Do this: Without the pictures, print the lines running from the beginning of the material to the line containing "1, 3)), zorder=2)", both ends included.

Data segment:

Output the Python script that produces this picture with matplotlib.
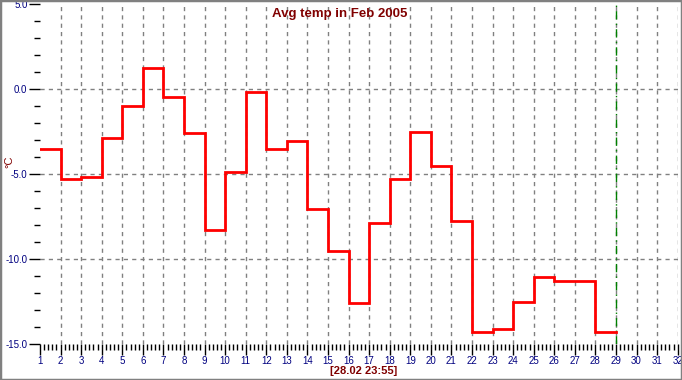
import matplotlib
matplotlib.use("Agg")
import matplotlib.pyplot as plt
from matplotlib.ticker import MultipleLocator, FixedLocator
from matplotlib.patches import Rectangle
import numpy as np

plt.rcParams['font.family'] = ['Liberation Sans', 'DejaVu Sans']
plt.rcParams['axes.unicode_minus'] = False

days = list(range(1, 29))
temps = [-3.5, -5.3, -5.2, -2.9, -1.0, 1.25, -0.45, -2.6, -8.3, -4.9,
         -0.2, -3.5, -3.05, -7.05, -9.5, -12.6, -7.9, -5.3, -2.5, -4.5,
         -7.75, -14.3, -14.1, -12.5, -11.05, -11.3, -11.3, -14.3]
x_ticks = list(range(1, 33))
y_ticks = [5.0, 0.0, -5.0, -10.0, -15.0]
title = "Avg temp in Feb 2005"
stamp = "[28.02 23:55]"
unit = "°C"
now_day = 29

W, H = 682, 380
fig = plt.figure(figsize=(W / 100, H / 100), dpi=100)
ax = fig.add_axes([40 / W, 1 - 344 / H, 637.7 / W, 340 / H])

for s in ax.spines.values():
    s.set_visible(False)

# grid
for d in x_ticks[1:]:
    ax.axvline(d, color='#808080', lw=1, ls=(0, (3, 3)), zorder=1)
for v in [0.0, -5.0, -10.0]:
    ax.axhline(v, color='#808080', lw=1, ls=(0, (3, 3)), zorder=1)

ax.axvline(now_day, color='#008000', lw=1, ls=(0, (6, 3, 1, 3)), zorder=2)

xs = days + [days[-1] + 1]
ys = temps + [temps[-1]]
ax.step(xs, ys, where='post', color='#ff0000', lw=2, zorder=3, solid_joinstyle='miter')

ax.set_xlim(1, 32)
ax.set_ylim(-15, 5)
ax.xaxis.set_major_locator(FixedLocator(x_ticks))
ax.xaxis.set_minor_locator(MultipleLocator(0.2))
ax.yaxis.set_major_locator(FixedLocator(y_ticks))
ax.yaxis.set_minor_locator(MultipleLocator(1))
ax.set_xticklabels([str(d) for d in x_ticks])
ax.set_yticklabels([f"{v:.1f}" for v in y_ticks])
ax.tick_params(axis='both', which='major', length=8, width=1, color='black',
               labelsize=7, labelcolor='#000080', pad=1)
ax.tick_params(axis='both', which='minor', length=4, width=1, color='black')

fig.text(340 / W, 1 - 13.5 / H, title, ha='center', va='center', color='#800000',
         fontsize=9.5, fontweight='bold')
fig.text(364 / W, 1 - 371 / H, stamp, ha='center', va='center', color='#800000',
         fontsize=8, fontweight='bold')
fig.text(9 / W, 1 - 162 / H, unit, ha='center', va='center', color='#800000',
         fontsize=8, rotation=90)

fig.patches.append(Rectangle((0, 0), 1, 1, transform=fig.transFigure, fill=False,
                             edgecolor='#808080', lw=2.5))

fig.savefig("out.png", dpi=100)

Finished answer:
Output the Python script that produces this picture with matplotlib.
import matplotlib
matplotlib.use("Agg")
import matplotlib.pyplot as plt
from matplotlib.ticker import MultipleLocator, FixedLocator
from matplotlib.patches import Rectangle
import numpy as np

plt.rcParams['font.family'] = ['Liberation Sans', 'DejaVu Sans']
plt.rcParams['axes.unicode_minus'] = False

days = list(range(1, 29))
temps = [-3.5, -5.3, -5.2, -2.9, -1.0, 1.25, -0.45, -2.6, -8.3, -4.9,
         -0.2, -3.5, -3.05, -7.05, -9.5, -12.6, -7.9, -5.3, -2.5, -4.5,
         -7.75, -14.3, -14.1, -12.5, -11.05, -11.3, -11.3, -14.3]
x_ticks = list(range(1, 33))
y_ticks = [5.0, 0.0, -5.0, -10.0, -15.0]
title = "Avg temp in Feb 2005"
stamp = "[28.02 23:55]"
unit = "°C"
now_day = 29

W, H = 682, 380
fig = plt.figure(figsize=(W / 100, H / 100), dpi=100)
ax = fig.add_axes([40 / W, 1 - 344 / H, 637.7 / W, 340 / H])

for s in ax.spines.values():
    s.set_visible(False)

# grid
for d in x_ticks[1:]:
    ax.axvline(d, color='#808080', lw=1, ls=(0, (3, 3)), zorder=1)
for v in [0.0, -5.0, -10.0]:
    ax.axhline(v, color='#808080', lw=1, ls=(0, (3, 3)), zorder=1)

ax.axvline(now_day, color='#008000', lw=1, ls=(0, (6, 3, 1, 3)), zorder=2)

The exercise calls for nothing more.